DISTINCT COUNT Patterns
Counting distinct values represents one of the most common DISTINCT use cases.
-- Count distinct values
SELECT COUNT(DISTINCT customer_id) as unique_customers
FROM orders
WHERE order_date >= '2024-01-01';
-- Multiple distinct counts
SELECT
COUNT(DISTINCT customer_id) as unique_customers,
COUNT(DISTINCT product_id) as unique_products,
COUNT(*) as total_orders
FROM orders;
-- DISTINCT count with conditions
SELECT COUNT(DISTINCT CASE
WHEN order_status = 'completed'
THEN customer_id
END) as customers_with_completed_orders
FROM orders;
COUNT(DISTINCT column) performs differently than SELECT DISTINCT with COUNT. The former counts unique values; the latter requires grouping to achieve similar results.

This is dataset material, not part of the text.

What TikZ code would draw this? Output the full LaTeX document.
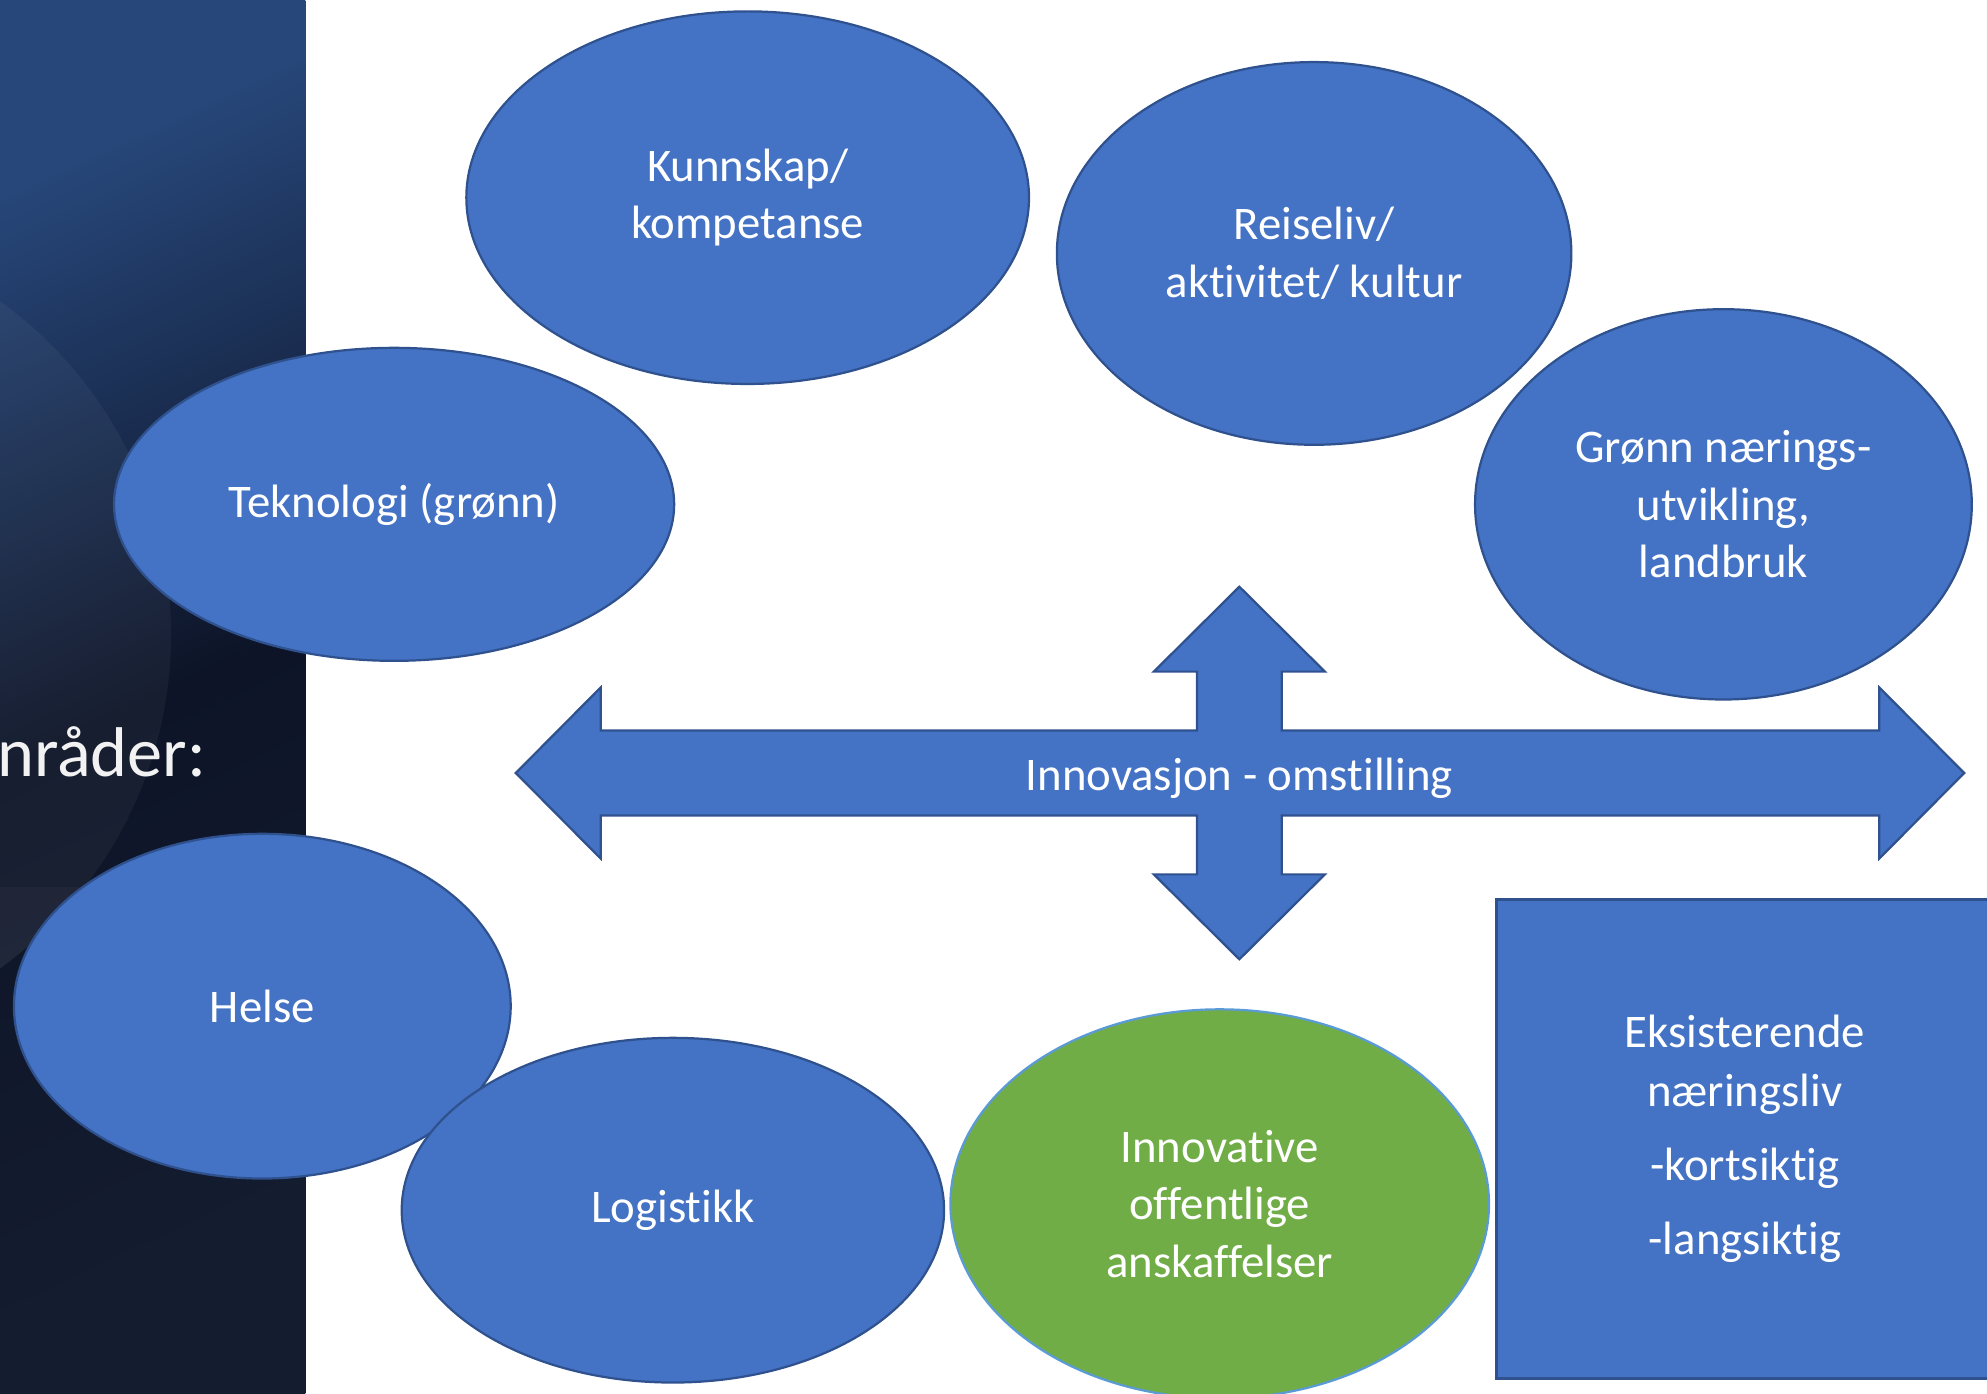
\documentclass[tikz,border=0pt]{standalone}
\usepackage{fontspec}
\setmainfont{Carlito}[Ligatures=NoCommon]
\usepackage{tikz}
\usetikzlibrary{shapes.geometric}
\definecolor{ppblue}{HTML}{4472C4}
\definecolor{ppedge}{HTML}{2F528F}
\definecolor{ppgreen}{HTML}{70AD47}
\definecolor{pplight}{HTML}{5B9BD5}
\definecolor{paneltop}{HTML}{27477A}
\definecolor{panelmid}{HTML}{0D1427}
\definecolor{panelbot}{HTML}{141C30}
\tikzset{
 bubble/.style={ellipse, draw=ppedge, fill=ppblue, line width=0.5pt, inner sep=0pt,
  text=white, align=center, font=\fontsize{10.5pt}{12.9pt}\selectfont},
 greenbubble/.style={bubble, draw=pplight, fill=ppgreen},
 infobox/.style={rectangle, draw=ppedge, fill=ppblue, line width=0.5pt, inner sep=0pt,
  text=white, align=center, font=\fontsize{10.5pt}{13.1pt}\selectfont}
}

\begin{document}
\begin{tikzpicture}
 \useasboundingbox (0,0) rectangle (15.68,11);
 %side panel
 \shade[top color=paneltop, bottom color=panelbot, middle color=panelmid, shading angle=25] (0,0) rectangle (2.41,11);
 \begin{scope}
  \clip (0,0) rectangle (2.41,11);
  \fill[white, opacity=0.045] (-1.89,5.99) circle(3.24);
  \clip (-1.89,5.99) circle(3.24);
  \fill[white, opacity=0.03] (0,0) rectangle (2.41,4.00);
 \end{scope}
 \node[anchor=base west, inner sep=0pt, text=white!95!black, font=\fontsize{15.8pt}{18pt}\selectfont] (title) at (-0.03,4.87) {nråder:};

 %top row
 \node[bubble, minimum width=4.44cm, minimum height=2.94cm] (kunnskap) at (5.90,9.44) {Kunnskap/\\kompetanse};
 \node[bubble, minimum width=4.06cm, minimum height=3.02cm] (reiseliv) at (10.37,9.00) {Reiseliv/\\aktivitet/ kultur};
 \node[bubble, minimum width=4.42cm, minimum height=2.47cm] (teknologi) at (3.11,7.02) {Teknologi (grønn)};
 \node[bubble, minimum width=3.92cm, minimum height=3.08cm] (gronn) at (13.60,7.02) {Grønn nærings-\\utvikling,\\landbruk};

 %cross arrow
 \fill[ppblue, draw=ppedge, line width=0.5pt] (4.07,4.90) -- (4.74,5.575) -- (4.74,5.235) -- (9.445,5.235) -- (9.445,5.70) -- (9.105,5.70) -- (9.78,6.37) -- (10.455,5.70) -- (10.115,5.70) -- (10.115,5.235) -- (14.83,5.235) -- (14.83,5.575) -- (15.50,4.90) -- (14.83,4.225) -- (14.83,4.565) -- (10.115,4.565) -- (10.115,4.10) -- (10.455,4.10) -- (9.78,3.43) -- (9.105,4.10) -- (9.445,4.10) -- (9.445,4.565) -- (4.74,4.565) -- (4.74,4.225) -- cycle;
 \node[text=white, font=\fontsize{10.5pt}{12.8pt}\selectfont] (innovasjon) at (9.78,4.86) {Innovasjon - omstilling};

 %bottom row
 \node[bubble, minimum width=3.92cm, minimum height=2.72cm] (helse) at (2.07,3.06) {Helse};
 \node[bubble, minimum width=4.28cm, minimum height=2.72cm] (logistikk) at (5.31,1.45) {Logistikk};
 \node[greenbubble, minimum width=4.25cm, minimum height=3.07cm] (anskaffelser) at (9.625,1.50) {Innovative\\offentlige\\anskaffelser};
 \node[infobox, anchor=north west, minimum width=3.92cm, minimum height=3.78cm] (eksisterende) at (11.80,3.91) {Eksisterende\\næringsliv\\[3.6pt]-kortsiktig\\[3.6pt]-langsiktig};
\end{tikzpicture}
\end{document}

Performance Considerations
DISTINCT operations require the database to identify and eliminate duplicates, which involves sorting or hashing—expensive operations on large datasets.
-- Inefficient: DISTINCT on large table without index
SELECT DISTINCT email
FROM users; -- Table scan + deduplication
-- Better: Index supports the operation
CREATE INDEX idx_users_email ON users(email);
SELECT DISTINCT email
FROM users; -- Index scan + deduplication
-- Best: Eliminate need for DISTINCT through schema design
-- Use a separate emails table with unique constraint
CREATE TABLE user_emails (
email VARCHAR(255) PRIMARY KEY
);
Execution plans reveal DISTINCT costs:
-- PostgreSQL
EXPLAIN ANALYZE
SELECT DISTINCT category FROM products;
-- MySQL
EXPLAIN FORMAT=JSON
SELECT DISTINCT category FROM products;
-- SQL Server
SET STATISTICS IO ON;
SET STATISTICS TIME ON;
SELECT DISTINCT category FROM products;
Look for “HashAggregate”, “Sort”, or “Distinct” operations in the plan. High row counts entering these operations indicate performance problems.
Alternatives to DISTINCT
Sometimes EXISTS, window functions, or schema changes provide better solutions than DISTINCT.
-- Instead of DISTINCT in subquery
SELECT * FROM customers c
WHERE customer_id IN (
SELECT DISTINCT customer_id FROM orders
);
-- Use EXISTS (often faster)
SELECT * FROM customers c
WHERE EXISTS (
SELECT 1 FROM orders o
WHERE o.customer_id = c.customer_id
);
-- Instead of DISTINCT for ranking
SELECT DISTINCT ON (category) category, product_name, price
FROM products
ORDER BY category, price DESC; -- PostgreSQL only
-- Use ROW_NUMBER (standard SQL)
WITH ranked AS (
SELECT category, product_name, price,
ROW_NUMBER() OVER (PARTITION BY category ORDER BY price DESC) as rn
FROM products
)
SELECT category, product_name, price
FROM ranked
WHERE rn = 1;
Common Pitfalls
DISTINCT doesn’t work as many developers expect when combined with other clauses:
-- DISTINCT with ORDER BY requires ordered columns in SELECT
SELECT DISTINCT country
FROM customers
ORDER BY city; -- ERROR: city not in SELECT
-- Fix: Include the column
SELECT DISTINCT country, city
FROM customers
ORDER BY city;
-- DISTINCT with LIMIT returns distinct rows first, then limits
SELECT DISTINCT category
FROM products
LIMIT 10; -- Gets 10 distinct categories
-- Not the same as:
SELECT category
FROM products
LIMIT 10; -- Gets first 10 rows, then DISTINCT would apply
DISTINCT applies before LIMIT, which matters for result sets and performance. The database must find all distinct values before limiting results.